*Dataset content*
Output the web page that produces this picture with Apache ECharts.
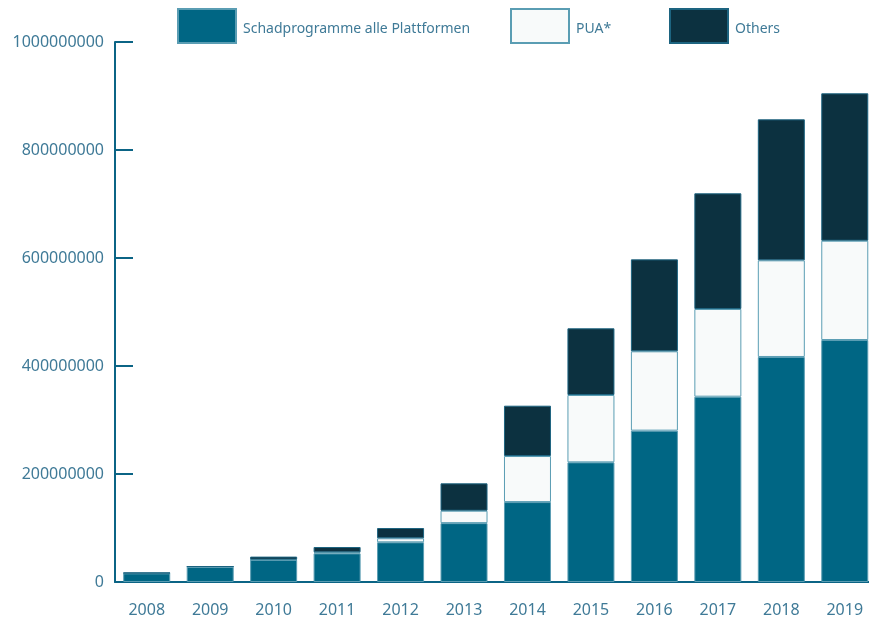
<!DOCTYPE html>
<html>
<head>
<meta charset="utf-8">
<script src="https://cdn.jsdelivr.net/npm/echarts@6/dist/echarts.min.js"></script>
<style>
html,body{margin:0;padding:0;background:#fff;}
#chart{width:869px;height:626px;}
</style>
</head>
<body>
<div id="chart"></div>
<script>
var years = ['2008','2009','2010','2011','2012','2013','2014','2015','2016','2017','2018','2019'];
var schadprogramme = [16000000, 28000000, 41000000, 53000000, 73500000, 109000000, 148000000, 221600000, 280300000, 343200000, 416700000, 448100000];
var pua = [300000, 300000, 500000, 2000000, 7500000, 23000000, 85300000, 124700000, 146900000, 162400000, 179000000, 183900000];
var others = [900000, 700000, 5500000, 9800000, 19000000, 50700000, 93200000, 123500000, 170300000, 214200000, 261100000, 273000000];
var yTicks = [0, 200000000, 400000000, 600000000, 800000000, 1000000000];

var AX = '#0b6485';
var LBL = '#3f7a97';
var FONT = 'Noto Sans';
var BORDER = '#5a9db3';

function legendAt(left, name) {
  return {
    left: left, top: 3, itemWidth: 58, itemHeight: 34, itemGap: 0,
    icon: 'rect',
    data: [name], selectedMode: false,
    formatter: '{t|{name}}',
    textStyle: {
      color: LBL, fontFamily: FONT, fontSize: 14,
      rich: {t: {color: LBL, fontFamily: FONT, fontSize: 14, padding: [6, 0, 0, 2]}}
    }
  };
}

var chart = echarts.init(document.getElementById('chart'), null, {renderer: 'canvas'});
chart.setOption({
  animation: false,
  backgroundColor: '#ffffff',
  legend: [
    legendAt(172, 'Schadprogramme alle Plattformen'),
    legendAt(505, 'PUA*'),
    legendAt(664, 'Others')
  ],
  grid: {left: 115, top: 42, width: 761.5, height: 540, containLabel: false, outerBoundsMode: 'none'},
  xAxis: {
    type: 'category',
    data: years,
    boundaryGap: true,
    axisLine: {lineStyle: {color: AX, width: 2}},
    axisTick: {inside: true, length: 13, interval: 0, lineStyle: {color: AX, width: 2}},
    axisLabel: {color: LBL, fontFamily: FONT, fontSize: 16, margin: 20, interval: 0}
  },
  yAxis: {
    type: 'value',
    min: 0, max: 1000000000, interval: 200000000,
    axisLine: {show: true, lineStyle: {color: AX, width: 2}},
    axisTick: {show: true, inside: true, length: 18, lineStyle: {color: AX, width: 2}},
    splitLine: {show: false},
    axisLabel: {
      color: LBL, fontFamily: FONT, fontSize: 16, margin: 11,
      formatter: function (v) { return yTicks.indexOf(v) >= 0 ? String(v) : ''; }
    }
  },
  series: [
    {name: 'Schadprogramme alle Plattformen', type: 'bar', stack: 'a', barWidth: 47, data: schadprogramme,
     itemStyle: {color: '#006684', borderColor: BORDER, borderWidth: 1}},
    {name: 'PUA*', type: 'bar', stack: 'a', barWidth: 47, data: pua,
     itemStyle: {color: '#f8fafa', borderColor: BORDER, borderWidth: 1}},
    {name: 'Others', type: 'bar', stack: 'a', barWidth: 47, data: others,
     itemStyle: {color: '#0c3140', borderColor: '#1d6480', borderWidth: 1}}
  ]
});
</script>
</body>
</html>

*Written problem*
Retype the whole listing exactly and leave the pictures out.

*Answer*
Output the web page that produces this picture with Apache ECharts.
<!DOCTYPE html>
<html>
<head>
<meta charset="utf-8">
<script src="https://cdn.jsdelivr.net/npm/echarts@6/dist/echarts.min.js"></script>
<style>
html,body{margin:0;padding:0;background:#fff;}
#chart{width:869px;height:626px;}
</style>
</head>
<body>
<div id="chart"></div>
<script>
var years = ['2008','2009','2010','2011','2012','2013','2014','2015','2016','2017','2018','2019'];
var schadprogramme = [16000000, 28000000, 41000000, 53000000, 73500000, 109000000, 148000000, 221600000, 280300000, 343200000, 416700000, 448100000];
var pua = [300000, 300000, 500000, 2000000, 7500000, 23000000, 85300000, 124700000, 146900000, 162400000, 179000000, 183900000];
var others = [900000, 700000, 5500000, 9800000, 19000000, 50700000, 93200000, 123500000, 170300000, 214200000, 261100000, 273000000];
var yTicks = [0, 200000000, 400000000, 600000000, 800000000, 1000000000];

var AX = '#0b6485';
var LBL = '#3f7a97';
var FONT = 'Noto Sans';
var BORDER = '#5a9db3';

function legendAt(left, name) {
  return {
    left: left, top: 3, itemWidth: 58, itemHeight: 34, itemGap: 0,
    icon: 'rect',
    data: [name], selectedMode: false,
    formatter: '{t|{name}}',
    textStyle: {
      color: LBL, fontFamily: FONT, fontSize: 14,
      rich: {t: {color: LBL, fontFamily: FONT, fontSize: 14, padding: [6, 0, 0, 2]}}
    }
  };
}

var chart = echarts.init(document.getElementById('chart'), null, {renderer: 'canvas'});
chart.setOption({
  animation: false,
  backgroundColor: '#ffffff',
  legend: [
    legendAt(172, 'Schadprogramme alle Plattformen'),
    legendAt(505, 'PUA*'),
    legendAt(664, 'Others')
  ],
  grid: {left: 115, top: 42, width: 761.5, height: 540, containLabel: false, outerBoundsMode: 'none'},
  xAxis: {
    type: 'category',
    data: years,
    boundaryGap: true,
    axisLine: {lineStyle: {color: AX, width: 2}},
    axisTick: {inside: true, length: 13, interval: 0, lineStyle: {color: AX, width: 2}},
    axisLabel: {color: LBL, fontFamily: FONT, fontSize: 16, margin: 20, interval: 0}
  },
  yAxis: {
    type: 'value',
    min: 0, max: 1000000000, interval: 200000000,
    axisLine: {show: true, lineStyle: {color: AX, width: 2}},
    axisTick: {show: true, inside: true, length: 18, lineStyle: {color: AX, width: 2}},
    splitLine: {show: false},
    axisLabel: {
      color: LBL, fontFamily: FONT, fontSize: 16, margin: 11,
      formatter: function (v) { return yTicks.indexOf(v) >= 0 ? String(v) : ''; }
    }
  },
  series: [
    {name: 'Schadprogramme alle Plattformen', type: 'bar', stack: 'a', barWidth: 47, data: schadprogramme,
     itemStyle: {color: '#006684', borderColor: BORDER, borderWidth: 1}},
    {name: 'PUA*', type: 'bar', stack: 'a', barWidth: 47, data: pua,
     itemStyle: {color: '#f8fafa', borderColor: BORDER, borderWidth: 1}},
    {name: 'Others', type: 'bar', stack: 'a', barWidth: 47, data: others,
     itemStyle: {color: '#0c3140', borderColor: '#1d6480', borderWidth: 1}}
  ]
});
</script>
</body>
</html>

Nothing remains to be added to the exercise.